Filter the entries below, keeping every line that has the word "this".

◆ ◆ ◆ ◆ ◆

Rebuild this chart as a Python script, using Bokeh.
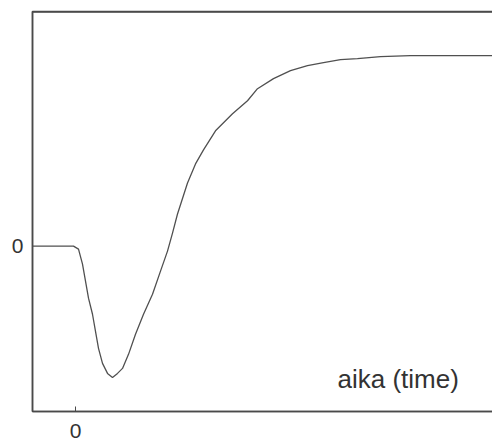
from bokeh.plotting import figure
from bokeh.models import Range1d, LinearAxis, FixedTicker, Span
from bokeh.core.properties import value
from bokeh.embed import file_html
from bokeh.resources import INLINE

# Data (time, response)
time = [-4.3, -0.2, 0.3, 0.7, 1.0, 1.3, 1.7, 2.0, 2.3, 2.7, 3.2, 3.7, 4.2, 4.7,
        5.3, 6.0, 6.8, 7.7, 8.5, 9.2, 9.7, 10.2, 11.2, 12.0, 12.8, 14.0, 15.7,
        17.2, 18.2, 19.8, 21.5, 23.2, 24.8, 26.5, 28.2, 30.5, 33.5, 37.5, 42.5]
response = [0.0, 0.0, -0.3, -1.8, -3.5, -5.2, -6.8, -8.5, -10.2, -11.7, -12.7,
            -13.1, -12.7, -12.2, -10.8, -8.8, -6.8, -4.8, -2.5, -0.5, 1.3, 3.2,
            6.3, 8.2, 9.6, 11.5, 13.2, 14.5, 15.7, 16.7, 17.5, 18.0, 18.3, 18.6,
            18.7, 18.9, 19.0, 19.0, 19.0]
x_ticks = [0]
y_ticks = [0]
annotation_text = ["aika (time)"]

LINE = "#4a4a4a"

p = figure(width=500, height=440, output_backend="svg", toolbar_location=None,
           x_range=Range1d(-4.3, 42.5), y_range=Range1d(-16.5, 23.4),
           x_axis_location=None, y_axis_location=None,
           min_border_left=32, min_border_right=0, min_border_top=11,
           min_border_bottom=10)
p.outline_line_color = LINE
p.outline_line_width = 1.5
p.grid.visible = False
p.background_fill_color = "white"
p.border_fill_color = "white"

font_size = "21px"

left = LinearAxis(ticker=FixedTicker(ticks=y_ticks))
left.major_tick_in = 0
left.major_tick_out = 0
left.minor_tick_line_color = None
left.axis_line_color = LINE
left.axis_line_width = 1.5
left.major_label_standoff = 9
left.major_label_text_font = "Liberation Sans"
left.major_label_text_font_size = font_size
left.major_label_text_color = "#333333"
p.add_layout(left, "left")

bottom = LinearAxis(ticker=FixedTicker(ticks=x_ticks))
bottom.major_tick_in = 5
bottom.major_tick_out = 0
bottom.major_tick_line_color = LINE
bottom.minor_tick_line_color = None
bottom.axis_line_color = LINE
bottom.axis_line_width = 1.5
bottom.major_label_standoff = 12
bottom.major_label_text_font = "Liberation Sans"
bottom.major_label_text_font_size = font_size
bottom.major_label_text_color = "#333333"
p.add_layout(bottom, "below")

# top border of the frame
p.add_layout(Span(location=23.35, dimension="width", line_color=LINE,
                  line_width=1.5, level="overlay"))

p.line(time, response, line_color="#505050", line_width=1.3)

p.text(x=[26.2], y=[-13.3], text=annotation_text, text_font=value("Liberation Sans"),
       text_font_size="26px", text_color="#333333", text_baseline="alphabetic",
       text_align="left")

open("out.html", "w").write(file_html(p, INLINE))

◆ ◆ ◆ ◆ ◆

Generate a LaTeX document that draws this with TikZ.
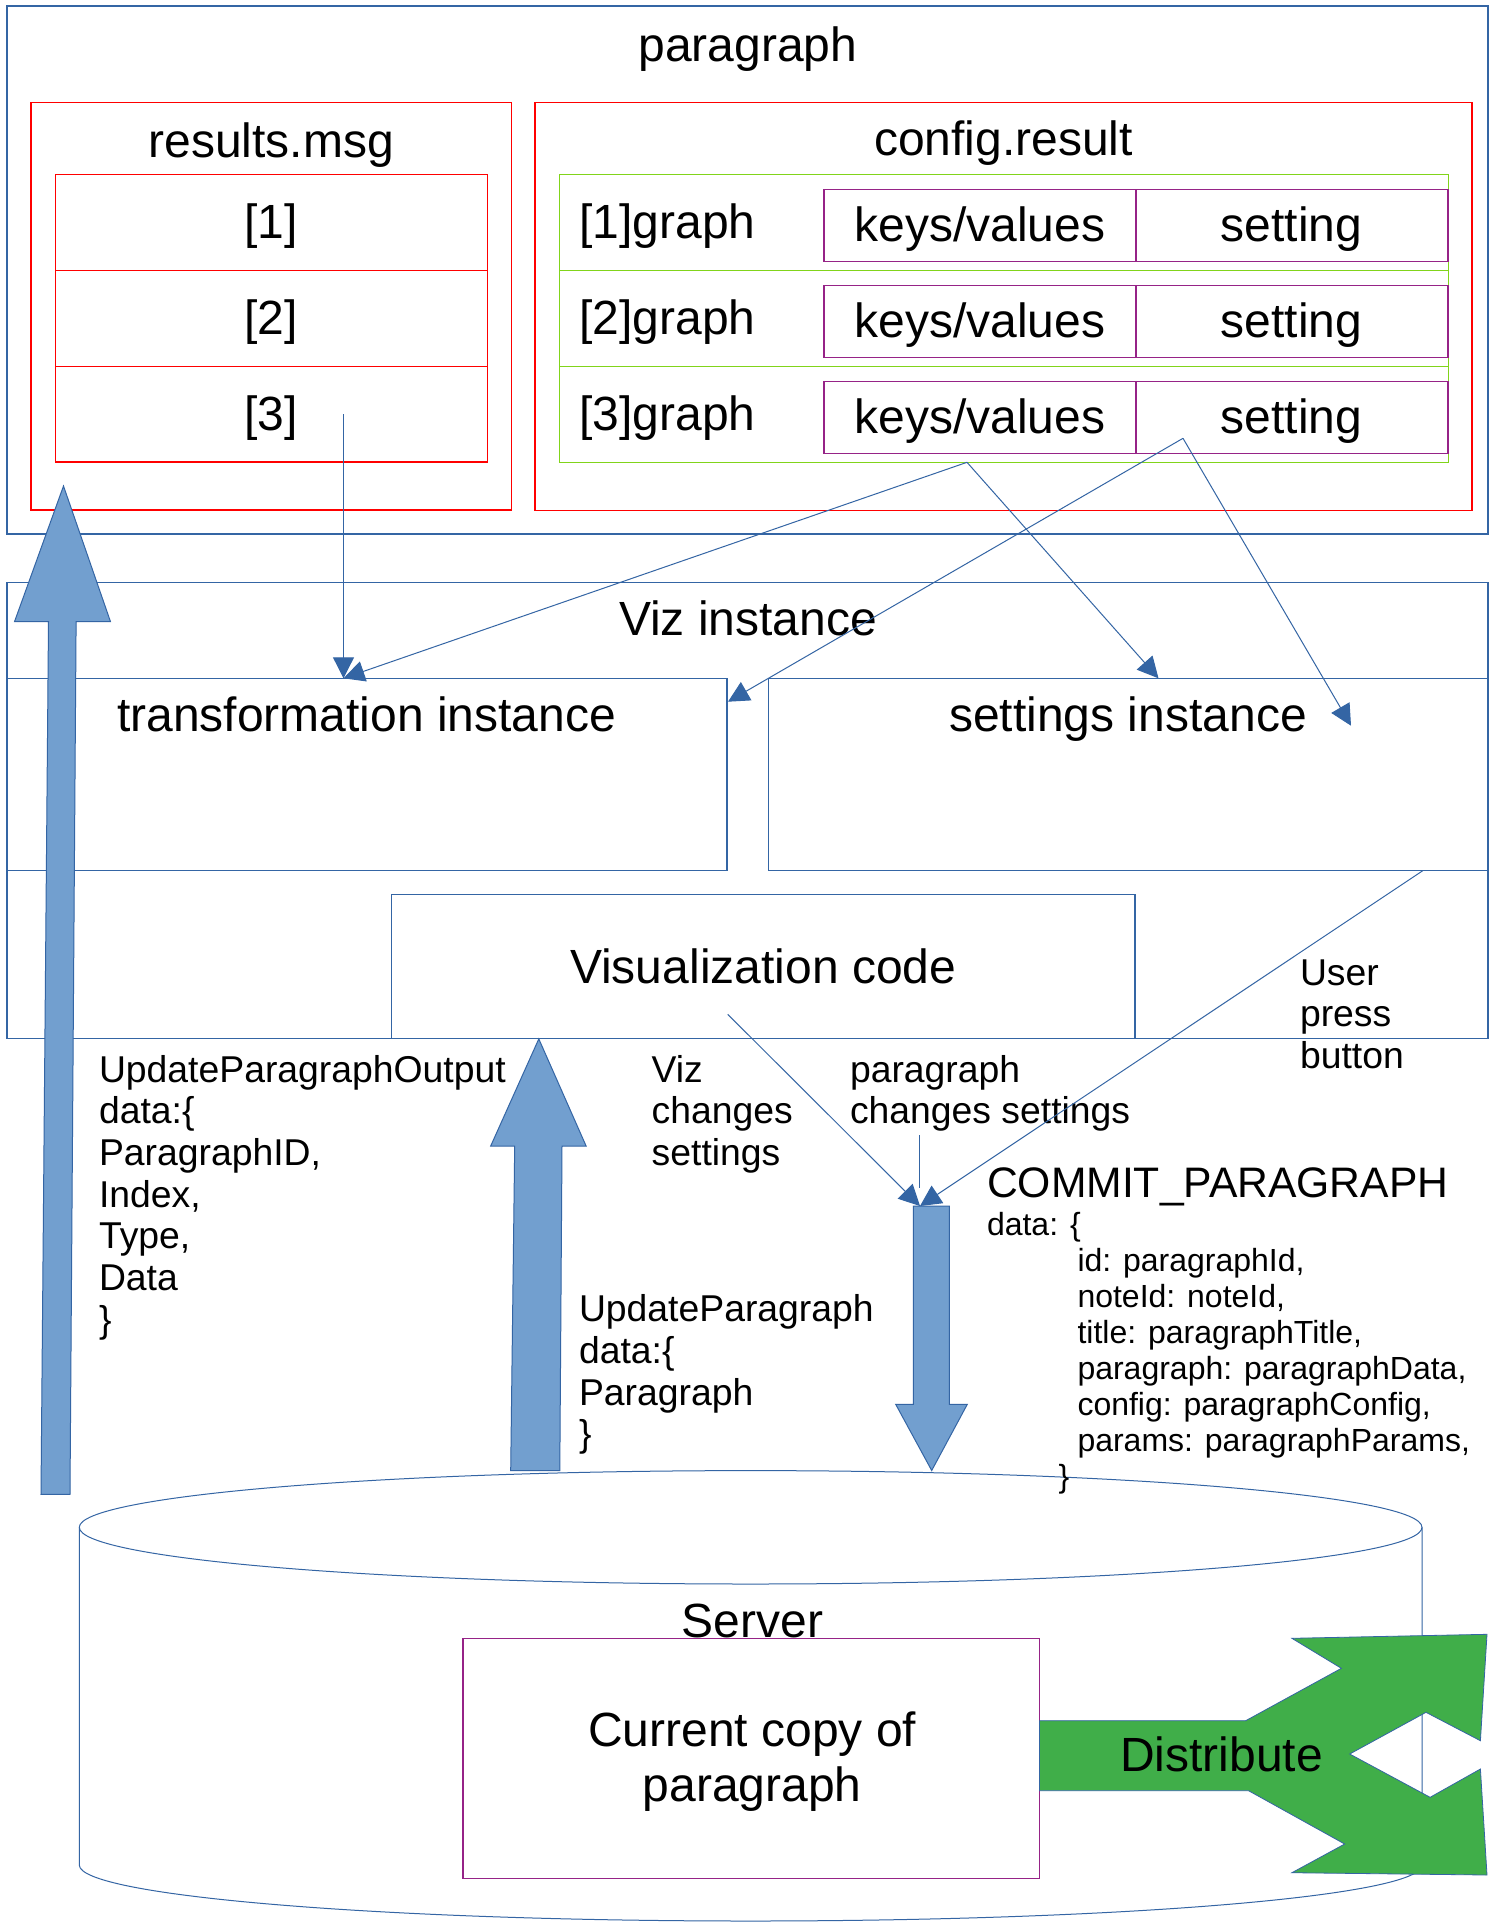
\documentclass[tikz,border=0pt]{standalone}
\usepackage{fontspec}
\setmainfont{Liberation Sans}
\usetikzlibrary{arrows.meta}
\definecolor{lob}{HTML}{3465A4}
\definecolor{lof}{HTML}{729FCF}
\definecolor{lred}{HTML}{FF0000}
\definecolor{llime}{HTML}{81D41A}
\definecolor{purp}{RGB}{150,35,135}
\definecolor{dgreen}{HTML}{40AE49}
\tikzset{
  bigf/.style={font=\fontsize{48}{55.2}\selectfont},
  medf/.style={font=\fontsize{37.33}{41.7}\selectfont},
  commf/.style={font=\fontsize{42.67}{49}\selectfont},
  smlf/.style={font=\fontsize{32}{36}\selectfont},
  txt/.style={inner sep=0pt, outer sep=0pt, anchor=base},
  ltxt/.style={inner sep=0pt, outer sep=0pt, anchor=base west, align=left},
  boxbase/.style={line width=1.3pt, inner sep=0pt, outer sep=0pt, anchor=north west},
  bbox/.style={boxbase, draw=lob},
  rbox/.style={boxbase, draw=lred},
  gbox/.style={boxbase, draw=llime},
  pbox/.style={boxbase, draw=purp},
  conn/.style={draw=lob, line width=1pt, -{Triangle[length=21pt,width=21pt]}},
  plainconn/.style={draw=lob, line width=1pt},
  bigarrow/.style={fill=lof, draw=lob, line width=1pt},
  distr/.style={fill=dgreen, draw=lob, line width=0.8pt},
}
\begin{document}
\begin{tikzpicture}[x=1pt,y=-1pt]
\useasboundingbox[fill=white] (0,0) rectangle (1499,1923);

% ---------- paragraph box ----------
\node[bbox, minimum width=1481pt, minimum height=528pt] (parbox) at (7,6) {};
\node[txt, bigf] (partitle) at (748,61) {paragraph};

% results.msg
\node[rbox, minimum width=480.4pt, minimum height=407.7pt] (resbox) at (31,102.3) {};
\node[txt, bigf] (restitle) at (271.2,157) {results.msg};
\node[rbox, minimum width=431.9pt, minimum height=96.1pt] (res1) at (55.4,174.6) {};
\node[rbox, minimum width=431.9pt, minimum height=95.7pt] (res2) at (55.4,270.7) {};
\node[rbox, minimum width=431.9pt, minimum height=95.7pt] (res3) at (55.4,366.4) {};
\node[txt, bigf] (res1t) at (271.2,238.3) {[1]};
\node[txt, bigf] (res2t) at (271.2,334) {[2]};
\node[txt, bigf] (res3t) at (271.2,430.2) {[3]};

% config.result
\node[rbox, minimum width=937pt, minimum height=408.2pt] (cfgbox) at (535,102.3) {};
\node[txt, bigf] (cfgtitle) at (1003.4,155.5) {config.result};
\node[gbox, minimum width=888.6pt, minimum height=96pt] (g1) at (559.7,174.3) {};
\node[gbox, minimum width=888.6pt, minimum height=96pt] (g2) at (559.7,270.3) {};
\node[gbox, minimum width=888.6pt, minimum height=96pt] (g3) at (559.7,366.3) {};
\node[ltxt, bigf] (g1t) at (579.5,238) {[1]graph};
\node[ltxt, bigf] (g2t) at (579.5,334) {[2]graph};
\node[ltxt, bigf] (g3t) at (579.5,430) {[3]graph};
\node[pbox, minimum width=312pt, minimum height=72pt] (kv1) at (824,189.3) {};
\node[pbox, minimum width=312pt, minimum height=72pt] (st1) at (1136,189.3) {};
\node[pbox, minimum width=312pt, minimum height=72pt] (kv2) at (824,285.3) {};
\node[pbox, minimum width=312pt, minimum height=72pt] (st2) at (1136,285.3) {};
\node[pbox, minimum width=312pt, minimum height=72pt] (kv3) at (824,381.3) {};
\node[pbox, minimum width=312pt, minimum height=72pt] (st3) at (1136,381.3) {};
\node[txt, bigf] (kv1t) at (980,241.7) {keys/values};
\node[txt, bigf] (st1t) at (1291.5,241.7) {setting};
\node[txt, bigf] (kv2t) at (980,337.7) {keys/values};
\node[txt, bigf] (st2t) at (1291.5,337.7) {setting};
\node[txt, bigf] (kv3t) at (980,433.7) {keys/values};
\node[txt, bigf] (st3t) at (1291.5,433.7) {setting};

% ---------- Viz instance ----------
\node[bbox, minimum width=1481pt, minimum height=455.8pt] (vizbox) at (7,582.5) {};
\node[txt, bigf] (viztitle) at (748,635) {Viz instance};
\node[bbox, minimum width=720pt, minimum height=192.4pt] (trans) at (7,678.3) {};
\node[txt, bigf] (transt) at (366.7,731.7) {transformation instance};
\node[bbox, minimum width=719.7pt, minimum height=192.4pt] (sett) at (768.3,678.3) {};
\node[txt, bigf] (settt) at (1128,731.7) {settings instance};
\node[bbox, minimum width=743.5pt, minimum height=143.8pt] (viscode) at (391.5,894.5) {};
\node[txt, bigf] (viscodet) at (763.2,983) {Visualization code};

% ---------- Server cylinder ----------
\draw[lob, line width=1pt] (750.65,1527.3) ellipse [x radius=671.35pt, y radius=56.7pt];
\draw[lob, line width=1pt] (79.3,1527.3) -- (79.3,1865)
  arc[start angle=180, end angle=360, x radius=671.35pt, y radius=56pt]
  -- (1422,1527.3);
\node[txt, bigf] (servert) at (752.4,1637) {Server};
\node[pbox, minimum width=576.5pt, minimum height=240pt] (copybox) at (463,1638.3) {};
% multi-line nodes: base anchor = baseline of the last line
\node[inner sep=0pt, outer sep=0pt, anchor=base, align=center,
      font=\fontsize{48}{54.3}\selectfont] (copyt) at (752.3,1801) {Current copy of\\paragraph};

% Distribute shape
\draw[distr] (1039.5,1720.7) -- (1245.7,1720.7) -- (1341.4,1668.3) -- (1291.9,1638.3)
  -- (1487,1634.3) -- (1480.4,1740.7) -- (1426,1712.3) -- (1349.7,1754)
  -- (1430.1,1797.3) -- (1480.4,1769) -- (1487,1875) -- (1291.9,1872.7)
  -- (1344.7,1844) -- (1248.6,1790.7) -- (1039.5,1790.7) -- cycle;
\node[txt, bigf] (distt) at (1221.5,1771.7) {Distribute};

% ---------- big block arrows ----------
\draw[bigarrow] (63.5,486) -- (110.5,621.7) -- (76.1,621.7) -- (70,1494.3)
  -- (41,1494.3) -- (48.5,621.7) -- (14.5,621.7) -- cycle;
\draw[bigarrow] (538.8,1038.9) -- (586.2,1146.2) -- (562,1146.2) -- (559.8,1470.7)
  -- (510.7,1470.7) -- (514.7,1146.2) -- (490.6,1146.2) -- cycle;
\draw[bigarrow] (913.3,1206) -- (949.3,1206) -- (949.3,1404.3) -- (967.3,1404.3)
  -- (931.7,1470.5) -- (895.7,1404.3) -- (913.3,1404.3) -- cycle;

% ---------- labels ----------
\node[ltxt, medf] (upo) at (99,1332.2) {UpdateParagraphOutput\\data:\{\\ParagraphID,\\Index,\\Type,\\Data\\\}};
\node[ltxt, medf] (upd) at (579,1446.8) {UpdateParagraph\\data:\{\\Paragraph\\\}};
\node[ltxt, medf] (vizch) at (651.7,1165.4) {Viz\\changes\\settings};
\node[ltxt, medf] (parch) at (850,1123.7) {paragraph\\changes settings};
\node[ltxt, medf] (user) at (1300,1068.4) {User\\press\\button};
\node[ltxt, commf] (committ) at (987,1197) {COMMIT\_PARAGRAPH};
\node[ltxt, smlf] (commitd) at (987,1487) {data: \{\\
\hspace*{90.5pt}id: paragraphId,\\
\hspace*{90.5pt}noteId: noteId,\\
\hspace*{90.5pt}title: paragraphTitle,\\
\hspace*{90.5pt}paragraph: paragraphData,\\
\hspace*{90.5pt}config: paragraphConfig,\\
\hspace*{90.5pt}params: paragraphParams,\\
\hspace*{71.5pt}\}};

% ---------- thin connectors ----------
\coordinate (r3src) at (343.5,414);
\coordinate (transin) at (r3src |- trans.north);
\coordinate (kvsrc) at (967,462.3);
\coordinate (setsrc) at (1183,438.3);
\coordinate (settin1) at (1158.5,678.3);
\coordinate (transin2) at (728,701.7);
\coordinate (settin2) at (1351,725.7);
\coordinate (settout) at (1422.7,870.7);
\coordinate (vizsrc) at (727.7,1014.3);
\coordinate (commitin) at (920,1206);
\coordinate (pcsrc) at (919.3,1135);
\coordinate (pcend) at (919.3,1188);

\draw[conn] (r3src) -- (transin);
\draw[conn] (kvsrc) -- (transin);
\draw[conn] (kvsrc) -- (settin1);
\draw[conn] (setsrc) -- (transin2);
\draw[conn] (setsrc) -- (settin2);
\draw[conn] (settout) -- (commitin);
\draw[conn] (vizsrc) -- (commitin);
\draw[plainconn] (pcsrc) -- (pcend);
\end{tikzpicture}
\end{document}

◆ ◆ ◆ ◆ ◆

- [RESPONSE]
Rebuild this chart as a Python script, using Bokeh.
Generate a LaTeX document that draws this with TikZ.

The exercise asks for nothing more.